Читаем Хроники постсоветской гуманитарной науки. Банные, Лотмановские, Гаспаровские и другие чтения полностью

Кончились чтения произнесенным «без объявления» докладом Владимира Махнача, из которого выяснилось, что все мы поголовно употребляем слова «тирания» и «тиран», «деспот» и «деспотия» неточно и совершенно не так, как завещал Аристотель[43]. Делая по ходу любопытные лексикографические экскурсы (в «Краткой советской энциклопедии» 1943 года нет ни слова «тирания», ни слова «диктатура» — одна лишь диктатура пролетариата), докладчик напомнил, что, по Аристотелю, существуют лишь три формы правления: монархическая, аристократическая и демократическая — и три отклонения от них (когда правление осуществляется не в интересах всего общества, а в интересах его части): тирания, олигархия и охлократия. Если взглянуть на советскую историю с этой точки зрения, то окажется, во-первых, что с 1917 года мы никогда не жили при «полноценной» форме правления, а всегда — при «отклонениях», во-вторых, что в 1920‐е годы у нас происходила борьба революционной олигархии с революционной охлократией, в-третьих, что Сталин был тираном, но не диктатором, так как диктатура есть экстраординарная власть, отнюдь не тождественная тирании, а вот Пиночет был типичным экстраординарным диктатором — и еще множество интереснейших вещей. Очевидно, что докладчик принадлежит к числу тех счастливцев, которые верят, что если назвать все вещи изначальными, «правильными» именами, то все установится и придет в порядок не в одной лишь словесности, но также и в жизни. Такой вере можно только позавидовать.
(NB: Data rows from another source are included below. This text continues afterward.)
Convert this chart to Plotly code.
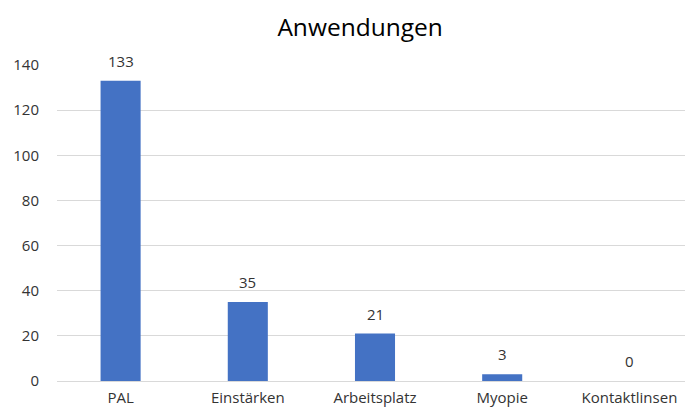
import plotly.graph_objects as go

categories = ["PAL", "Einstärken", "Arbeitsplatz", "Myopie", "Kontaktlinsen"]
values = [133, 35, 21, 3, 0]
title_text = "Anwendungen"
y_ticks = [0, 20, 40, 60, 80, 100, 120, 140]

FONT = "Open Sans"

fig = go.Figure(
    go.Bar(
        x=categories,
        y=values,
        marker=dict(color="#4472C4", line=dict(width=0)),
        hoverinfo="skip",
    )
)

for c, v in zip(categories, values):
    fig.add_annotation(
        x=c, y=v, text=str(v), showarrow=False,
        xref="x", yref="y", yanchor="bottom", yshift=8,
        font=dict(family=FONT, size=15, color="#333333"),
    )

# page body has an 8px margin; figure is sized to fit within the 693x412 window
fig.update_layout(
    width=685, height=404,
    margin=dict(l=49, r=0, t=57, b=31, autoexpand=False),
    paper_bgcolor="white", plot_bgcolor="white",
    bargap=0.685,
    showlegend=False,
    title=dict(text=title_text, x=0.514, xanchor="center", xref="container",
               y=0.953, yanchor="middle", yref="container",
               font=dict(family=FONT, size=24.5, color="#000000")),
    font=dict(family=FONT, size=15, color="#333333"),
)
fig.update_xaxes(
    showgrid=False, showline=True, linecolor="#d9d9d9", linewidth=1,
    ticks="", ticklabelstandoff=3,
    tickfont=dict(family=FONT, size=15, color="#333333"),
)
fig.update_yaxes(
    range=[0, 140], tickvals=y_ticks, showgrid=True, gridcolor="#d9d9d9",
    gridwidth=1, zeroline=False, showline=False, ticks="",
    ticklabelstandoff=17,
    tickfont=dict(family=FONT, size=15, color="#333333"),
)

fig.write_html("out.html")
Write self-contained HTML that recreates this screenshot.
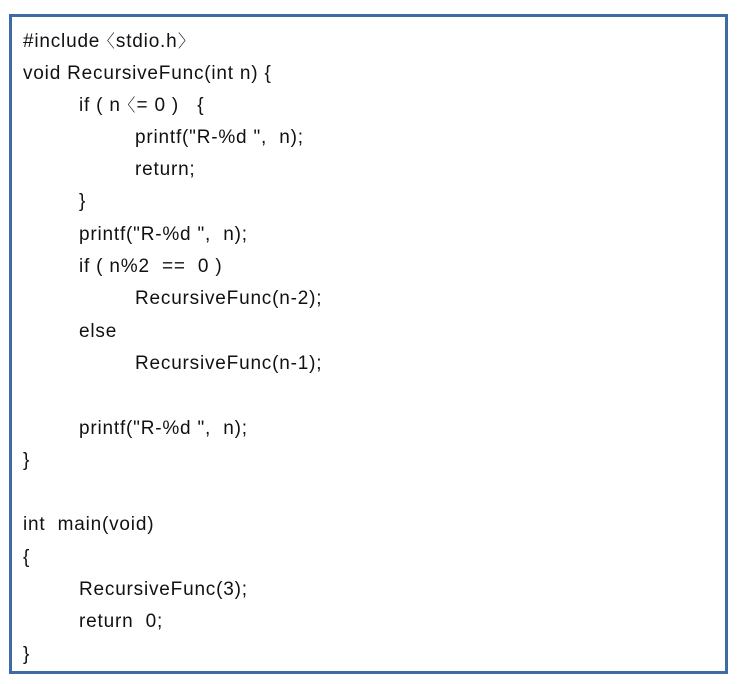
<!DOCTYPE html>
<html><head><meta charset="utf-8"><style>
html,body{margin:0;padding:0;background:#fff;width:740px;height:684px;overflow:hidden}
.box{position:absolute;left:9px;top:14px;width:713px;height:654px;border:3px solid #3f6aa3}
.l{position:absolute;font-family:"Liberation Sans","NanumGothic","Noto Sans CJK KR",sans-serif;font-size:19px;letter-spacing:0.8px;color:#111;white-space:pre;line-height:20px;margin-top:2px}
</style></head><body>
<div class="box"></div>
<div class="l" style="left:23px;top:30px">#include 〈stdio.h〉</div>
<div class="l" style="left:23px;top:62px">void RecursiveFunc(int n) {</div>
<div class="l" style="left:79px;top:94px">if ( n 〈= 0 )   {</div>
<div class="l" style="left:135px;top:126px">printf("R-%d ",  n);</div>
<div class="l" style="left:135px;top:158px">return;</div>
<div class="l" style="left:79px;top:190px">}</div>
<div class="l" style="left:79px;top:223px">printf("R-%d ",  n);</div>
<div class="l" style="left:79px;top:255px">if ( n%2  ==  0 )</div>
<div class="l" style="left:135px;top:287px">RecursiveFunc(n-2);</div>
<div class="l" style="left:79px;top:320px">else</div>
<div class="l" style="left:135px;top:352px">RecursiveFunc(n-1);</div>
<div class="l" style="left:79px;top:417px">printf("R-%d ",  n);</div>
<div class="l" style="left:23px;top:449px">}</div>
<div class="l" style="left:23px;top:513px">int  main(void)</div>
<div class="l" style="left:23px;top:546px">{</div>
<div class="l" style="left:79px;top:578px">RecursiveFunc(3);</div>
<div class="l" style="left:79px;top:610px">return  0;</div>
<div class="l" style="left:23px;top:643px">}</div>
</body></html>
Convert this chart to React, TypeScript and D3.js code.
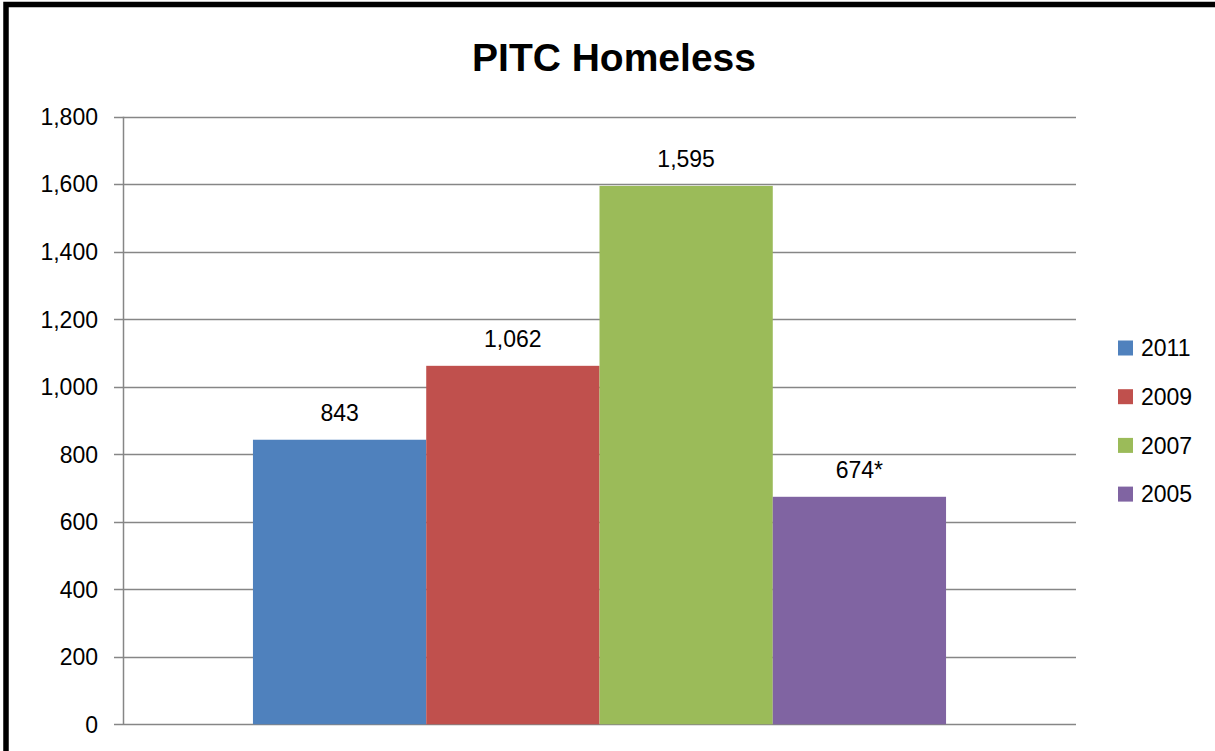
import React from 'react';
import * as d3 from 'd3';

const years = ['2011', '2009', '2007', '2005'];
const counts = [843, 1062, 1595, 674];
const valueLabels = ['843', '1,062', '1,595', '674*'];
const colors = ['#4F81BD', '#C0504D', '#9BBB59', '#8064A2'];
const yTicks = [0, 200, 400, 600, 800, 1000, 1200, 1400, 1600, 1800];

const W = 1215;
const H = 751;
const plot = { left: 123, right: 1076, top: 116.7, bottom: 724.3 };
const font = '"Liberation Sans", Arial, sans-serif';

export default function App() {
  const y = d3.scaleLinear().domain([0, 1800]).range([plot.bottom, plot.top]);
  // one category holding four series; Excel gap width ~150%
  const groupW = (plot.right - plot.left) * 4 / 5.5;
  const groupX = plot.left + ((plot.right - plot.left) - groupW) / 2;
  const x = d3.scaleBand().domain(years).range([groupX, groupX + groupW]).padding(0);
  const fmt = d3.format(',');

  return (
    <div style={{ position: 'absolute', left: 0, top: 0 }}>
      <svg width={W} height={H} style={{ display: 'block', background: '#fff' }}>
        <rect x={0} y={0} width={W} height={H} fill="#fff" />
        {/* grid + ticks */}
        {yTicks.map(t => (
          <g key={t}>
            <line x1={plot.left - 9} x2={plot.right} y1={Math.round(y(t)) + 0.5} y2={Math.round(y(t)) + 0.5} stroke="#868686" strokeWidth={1.5} />
            <text x={98} y={y(t)} dy="0.36em" textAnchor="end" fontFamily={font} fontSize={23} fill="#000">
              {fmt(t)}
            </text>
          </g>
        ))}
        <line x1={plot.left + 0.5} x2={plot.left + 0.5} y1={plot.top} y2={plot.bottom} stroke="#868686" strokeWidth={1.5} />
        {/* bars */}
        {years.map((yr, i) => (
          <g key={yr}>
            <rect x={x(yr)!} y={y(counts[i])} width={x.bandwidth()} height={plot.bottom - y(counts[i])} fill={colors[i]} />
            <text x={x(yr)! + x.bandwidth() / 2} y={y(counts[i]) - 27} dy="0.36em" textAnchor="middle" fontFamily={font} fontSize={23} fill="#000">
              {valueLabels[i]}
            </text>
          </g>
        ))}
        {/* legend */}
        {years.map((yr, i) => (
          <g key={'lg' + yr} transform={`translate(1118, ${348 + i * 48.7})`}>
            <rect x={0} y={-7.5} width={15} height={15} fill={colors[i]} />
            <text x={23} y={0} dy="0.36em" fontFamily={font} fontSize={23} fill="#000">{yr}</text>
          </g>
        ))}
        {/* title */}
        <text x={614} y={57} dy="0.36em" textAnchor="middle" fontFamily={font} fontSize={39} fontWeight="bold" fill="#000">
          PITC Homeless
        </text>
        {/* outer frame */}
        <rect x={6} y={4.5} width={1400} height={900} fill="none" stroke="#000" strokeWidth={5.5} />
      </svg>
    </div>
  );
}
Конечно, значения терминов очень важны, но гораздо важнее стоящая за ними историческая реальность, подробности которой нам зачастую внятны далеко не достаточно. Главная ценность Эйдельмановских чтений, пожалуй, состоит именно в том, что их участники в меру сил, не спеша, без широковещательных выводов и броских концепций продолжают то погружение в глубину истории, мастером которого был Эйдельман. И единственное, чего можно пожелать (помимо, разумеется, того, чтобы чтения происходили ежегодно, без всяких сбоев), — это чтобы обсуждение докладов приблизилось по интенсивности и насыщенности к самим докладам, чтобы «интермедии» сделались так же интересны, как и сама «пьеса».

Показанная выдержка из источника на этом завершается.